Underworld prior to the release of that third album were a much different proposition, he recalls. “Before Dubnobass, there wasn’t a band. We’d come out of the ashes of Underworld mark one and just kept the name because it was a good name and put out twelves.
“We’d no intention of having a career in music any more. We didn’t think we were good at that, so we put out the music that we wanted to while we were making music for TV ads with Tomato. We were putting food on the table by doing that and we had a freedom to make the music we wanted to make rather than the music we thought we had to do in order to have a career.
“We were perfectly happy making 12s and not being a band when Rick [Smith] turned round and said we’ve got an album that he’d been making on the sly. My initial reaction was ‘oh, what a pity’, and then he played it to me and it was very good. We became a band, we became Underworld.”
Underworld were not the only dance culture outsiders to find themselves welcomed inside the tent, Hyde says.
“A lot of us who were outsiders in dance culture were embraced by the traditional industry and it became an easier route to take. We’re outsiders who got invited in, and that’s a great thing. I am extremely grateful to be here now, to be a group of people who are both inside and outside.”
A place to belong
Dance culture allowed Hyde and Smith to feel like they fitted in, for once.
“We’re an awkward shape and didn’t fit in for years. As much as we loved the underground and the music John Peel turned us onto, we have loved pop culture since we were kids. Then dance music came along and we fitted that huge outsider culture and we then found that doing music for film and theatre and so on fitted us too.
“We found our place and where we were meant to be, which is to be transient and always in motion between these different areas.”
He says his relationship with Smith has changed over four decades. “We’re probably friends with each other now for the first time in 36 years. I’m not sure we had that great a friendship for most of those years. We recognised the fact that something was happening by the two of us being together, and there was an uneasy relationship for many years. I don’t think we necessarily needed to be friends to make that magic.
“Looking back on some of my favourite groups like The Beatles, their differences were what made them special and we understood that early on.
“In more recent years, we’ve moved to a place where we can look at each other and go ‘I really like you’ [laughs] and ‘I like what you do’ and ‘I’m really glad you’re my mate’. It’s the highlight of my week to get together with Rick to work in the studio or go onstage. It’s funny because at this age and this stage of our careers, we’re supposed to be travelling in separate cars [laughs].”
As has always been the case, Underworld is just one of Hyde’s many musical outlets.
“The longer the band goes on, the more you need to get out of your comfort zone. It was essential for me to work with Danny Boyle and the National Theatre on the Frankenstein production. It was essential for me to have my own band and go around the world with them so I didn’t have the Underworld safety net.

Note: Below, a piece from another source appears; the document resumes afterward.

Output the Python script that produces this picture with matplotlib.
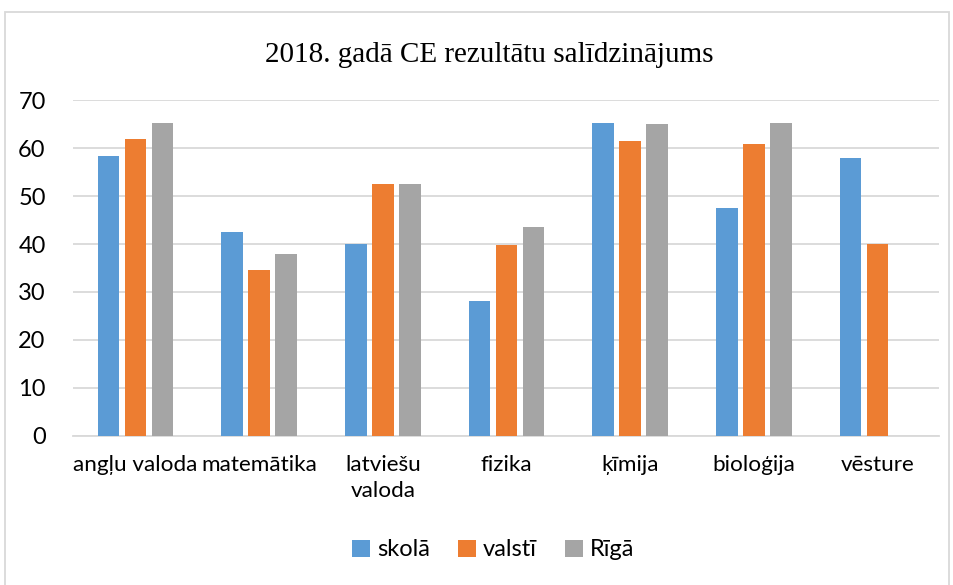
import numpy as np
import matplotlib.pyplot as plt
from matplotlib.patches import Rectangle

categories = ['angļu valoda', 'matemātika', 'latviešu\nvaloda', 'fizika', 'ķīmija', 'bioloģija', 'vēsture']
skola = [58.3, 42.6, 40.1, 28.1, 65.3, 47.4, 58.0]
valsti = [61.8, 34.5, 52.5, 39.7, 61.4, 60.8, 39.9]
riga = [65.2, 38.0, 52.6, 43.6, 65.1, 65.2, np.nan]
series = ['skolā', 'valstī', 'Rīgā']
colors = ['#5b9bd5', '#ed7d31', '#a5a5a5']

plt.rcParams['font.family'] = ['Lato', 'DejaVu Sans']

fig = plt.figure(figsize=(9.54, 5.85), dpi=100)
ax = fig.add_axes([73.5/954, 1 - 436/585, 866/954, 336/585])

x = np.arange(len(categories))
w = 0.175; step = 0.218
for i, (vals, name, c) in enumerate(zip([skola, valsti, riga], series, colors)):
    ax.bar(x + (i - 1) * step, vals, w, color=c, label=name, zorder=3)

ax.set_xlim(-0.5, len(categories) - 0.5)
ax.set_ylim(0, 70)
ax.set_yticks(range(0, 71, 10))
ax.set_xticks(x)
ax.set_xticklabels(categories, fontsize=16.2, linespacing=1.35)
ax.tick_params(axis='y', labelsize=17, length=0, pad=20)
ax.tick_params(axis='x', length=0, pad=14)
ax.grid(axis='y', color='#d9d9d9', linewidth=1.3, zorder=0)
for s in ['top', 'right', 'left']:
    ax.spines[s].set_visible(False)
ax.spines['bottom'].set_color('#d9d9d9')
ax.spines['bottom'].set_linewidth(1.3)

fig.text(489/954, 1 - 55/585, '2018. gadā CE rezultātu salīdzinājums', ha='center', va='center',
         fontsize=21, family='Liberation Serif')

fig.legend(loc='center', bbox_to_anchor=(493/954, 1 - 550/585), ncol=3, frameon=False,
           fontsize=17, handlelength=0.75, handleheight=0.75, handletextpad=0.3, columnspacing=1.2)

fig.patches.append(Rectangle((5/954, -0.01), 944/954, 1 - 12/585 + 0.01, transform=fig.transFigure,
                             fill=False, edgecolor='#d9d9d9', linewidth=1.3))

fig.savefig('out.png', dpi=100)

“After so many years, the safety net starts to make you atrophy. I know that my buddies and crew will always be there for me onstage, so what happens when I have to go out and put my own band together? That was really important for me to do. Same with working with Brian Eno.”
Married to the music
He says that “I don’t see myself married 100 per cent to Underworld. It is my priority, though you need other stuff to be ticking along in the background”.
Hyde remains a member of the Tomato design collective. “I still go into the office every few weeks. We did some film paintings earlier in the year that are yet to come out and they continue to work on all the artwork for all the projects I do. They’ll phone me up and say there’s some random project, like an architectural project, and do I want to be involved.
“That’s very important to me, to be working with other artists, and it’s crucial to have those jams, those exchanges, between people. As you go on in life, it’s very easy to become comfortable and isolated and just amongst people who corroborate your point of view. I prefer to be with people who bring in a tangential point of view and Tomato is great for that.”
For Hyde, all of this work continues to amplify the importance of outsider culture for him.
“The underground culture is always there, and it’s a great source of energy for people and for us too,” he says. “That culture is devoid of the desire to be a star and the baggage that comes with it. When you’re thinking about charts or sales or monetary success, it just diminishes the palette that an artist can draw from.
“We need that freedom from the desire to be a star or the desire to have loads of money or the desire to comply to get loads of money. There’s always someone railing against the mainstream – and thank God for it because we need that.”